Alternatively, G. K. Beale notes that “an exclusively futuristic orientation is pointed to by the surrounding context of 3:7-4:11, where everything else in this passage is about a future-oriented rest.”[2] This view takes the exhortation to strive to enter that rest as motivation to realize something more than a spiritual reality. This is not to deny that we possess aspects of rest, especially spiritual aspects of it. Rather, this position affirms that participation in Christ yields tangible benefits and blessings, among which are physical rest from the weariness and heavy burdens of life in a fallen world. This view maintains the material aspects of the rest that was typified and shadowed in the Promised Land, a land flowing with milk and honey. Finally, this view reflects the larger Scriptural testimony regarding the realization of rest. For example, Paul exhorts the Philippians to continue working in the present: “work out your own salvation with fear and trembling” (2:12 ESV). When the material aspects of rest are factored in, it becomes clearer that complete rest is a future thing if we continue to work in the present. Moreover, in Rev 14:13 (ESV), the future rest of believers, who in their lives "strive to enter that rest" (Heb 4:11), includes the idea of resting from work: “And I heard a voice from heaven saying, ‘Write this: Blessed are the dead who die in the Lord from now on.’ ‘Blessed indeed,’ says the Spirit, ‘that they may rest from the labors, for their deeds follow them!’” Part of running the race of faith is finding rest at the finish line, an end to the process of working out your salvation with fear and trembling.

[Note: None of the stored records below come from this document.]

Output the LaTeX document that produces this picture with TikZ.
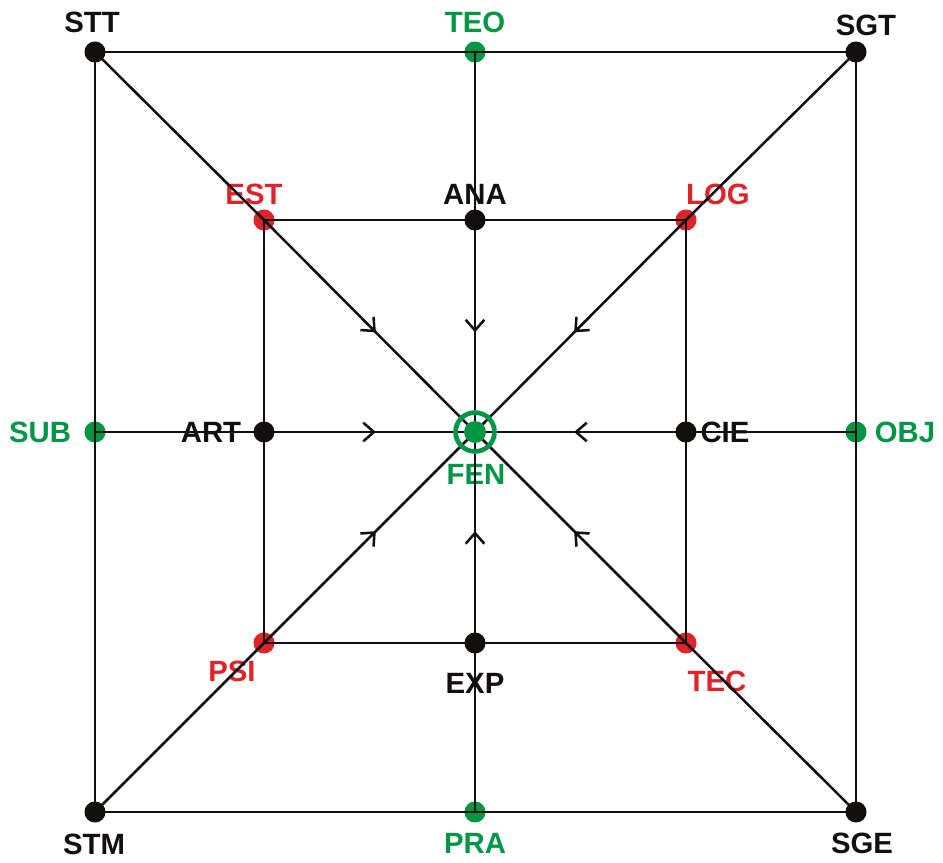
\documentclass[tikz,border=0pt]{standalone}
\usepackage{fontspec}
\setmainfont{Liberation Sans}
\usetikzlibrary{arrows.meta,decorations.markings}
\definecolor{fgreen}{RGB}{0,150,70}
\definecolor{fred}{RGB}{222,36,40}
\definecolor{fblack}{RGB}{20,15,15}
\tikzset{
  dotnode/.style={circle,fill=#1,inner sep=0pt,minimum size=15.8pt},
  bdot/.style={dotnode=fblack},
  gdot/.style={dotnode=fgreen},
  rdot/.style={dotnode=fred},
  lbl/.style={inner sep=0pt,text height=15.75pt,text depth=0pt,font=\fontsize{22}{24}\selectfont\bfseries,text=#1},
  blbl/.style={lbl=fblack},
  glbl/.style={lbl=fgreen},
  rlbl/.style={lbl=fred},
  edge/.style={draw=fblack,line width=1.9pt},
  midarrow/.style={edge,postaction={decorate},decoration={markings,mark=at position 0.53 with {\arrow[fblack,line width=1.9pt]{Straight Barb[length=8pt,width=14pt]}}}}
}
\begin{document}
\begin{tikzpicture}[x=0.75pt,y=-0.75pt]
\useasboundingbox (0,0) rectangle (943,863);
% dots
\node[bdot] (STT) at (95,52) {};
\node[gdot] (TEO) at (475,52) {};
\node[bdot] (SGT) at (856,52) {};
\node[gdot] (SUB) at (95,432) {};
\node[gdot] (OBJ) at (856,432) {};
\node[bdot] (STM) at (95,812) {};
\node[gdot] (PRA) at (475,812) {};
\node[bdot] (SGE) at (856,812) {};
\node[rdot] (EST) at (264,220) {};
\node[bdot] (ANA) at (475,220) {};
\node[rdot] (LOG) at (686,220) {};
\node[bdot] (ART) at (264,432) {};
\node[bdot] (CIE) at (686,432) {};
\node[rdot] (PSI) at (264,643) {};
\node[bdot] (EXP) at (475,643) {};
\node[rdot] (TEC) at (686,643) {};
\coordinate (FEN) at (475,432);
% labels
\node[blbl] (lSTT) at (92,22) {STT};
\node[glbl] (lTEO) at (475,22) {TEO};
\node[blbl] (lSGT) at (866,25) {SGT};
\node[rlbl] (lEST) at (254,194) {EST};
\node[blbl] (lANA) at (475,194) {ANA};
\node[rlbl] (lLOG) at (718,194) {LOG};
\node[glbl] (lSUB) at (40,432) {SUB};
\node[blbl] (lART) at (211,432) {ART};
\node[blbl] (lCIE) at (725,432) {CIE};
\node[glbl] (lOBJ) at (905,432) {OBJ};
\node[glbl] (lFEN) at (476,474) {FEN};
\node[rlbl] (lPSI) at (232,671) {PSI};
\node[blbl] (lEXP) at (475,683) {EXP};
\node[rlbl] (lTEC) at (717,681) {TEC};
\node[blbl] (lSTM) at (94,844) {STM};
\node[glbl] (lPRA) at (475,843) {PRA};
\node[blbl] (lSGE) at (862,843) {SGE};
% outer square
\draw[edge] (STT.center) -- (TEO.center) -- (SGT.center) -- (OBJ.center) -- (SGE.center) -- (PRA.center) -- (STM.center) -- (SUB.center) -- cycle;
% inner square
\draw[edge] (EST.center) -- (ANA.center) -- (LOG.center) -- (CIE.center) -- (TEC.center) -- (EXP.center) -- (PSI.center) -- (ART.center) -- cycle;
% spokes outer to inner
\draw[edge] (TEO.center) -- (ANA.center);
\draw[edge] (SGT.center) -- (LOG.center);
\draw[edge] (OBJ.center) -- (CIE.center);
\draw[edge] (SGE.center) -- (TEC.center);
\draw[edge] (PRA.center) -- (EXP.center);
\draw[edge] (STM.center) -- (PSI.center);
\draw[edge] (SUB.center) -- (ART.center);
\draw[edge] (STT.center) -- (EST.center);
% spokes inner to centre
\draw[midarrow] (ANA.center) -- (FEN);
\draw[midarrow] (LOG.center) -- (FEN);
\draw[midarrow] (CIE.center) -- (FEN);
\draw[midarrow] (TEC.center) -- (FEN);
\draw[midarrow] (EXP.center) -- (FEN);
\draw[midarrow] (PSI.center) -- (FEN);
\draw[midarrow] (ART.center) -- (FEN);
\draw[midarrow] (EST.center) -- (FEN);
% centre mark
\draw[fgreen,line width=3.5pt] (FEN) circle (19.5);
\fill[fgreen] (FEN) circle (11);
\end{tikzpicture}
\end{document}
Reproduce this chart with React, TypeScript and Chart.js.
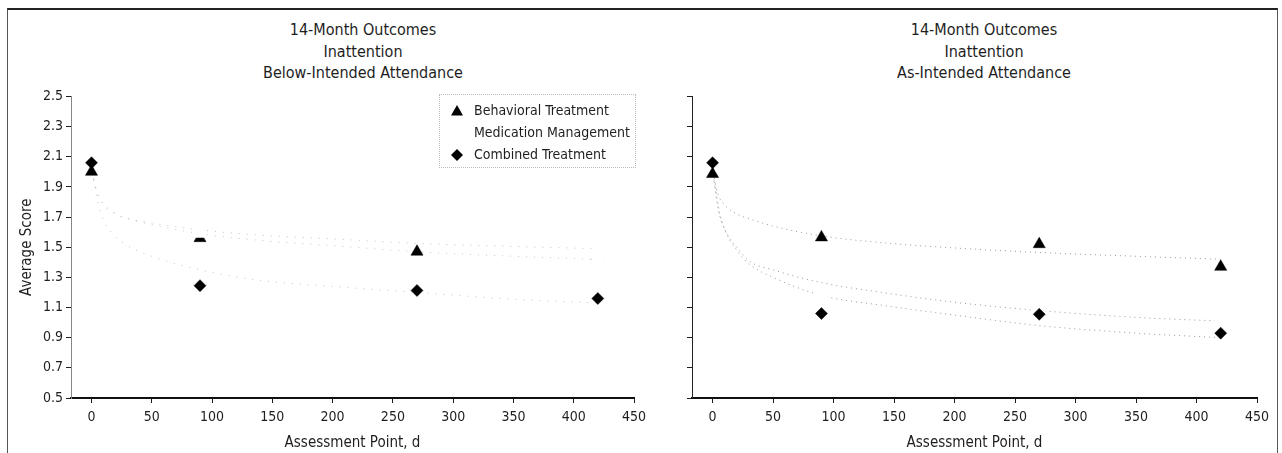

How, then, does this text and teaching relate to what I said about rest in relation to 2 Corinthians 12? Hebrews 4 teaches us that even though we can find rest where we are in the sense of a settled disposition to put our hand to the plow and serve God faithfully even through weakness, hardship, and calamity and with a certainty that there is formative value, a perfecting value, in resting in the power of Christ where we are, there is still so much more for which the believer may hope. We may hope for the end of our labors, our striving, our suffering for the sake of Christ when we enter his rest, his joy, even eternal communion with him. Hebrews 4, therefore, motivates us to cast off anxiety today because complete and full rest is certain for us tomorrow.


[1] William L. Lane, Hebrews 1-8, WBC 47A (Grand Rapids: Zondervan, 1991), 99.

[2] G. K. Beale, A New Testament Biblical Theology: The Unfolding of the Old Testament in the New (Grand Rapids: Baker Academic, 2011), 786.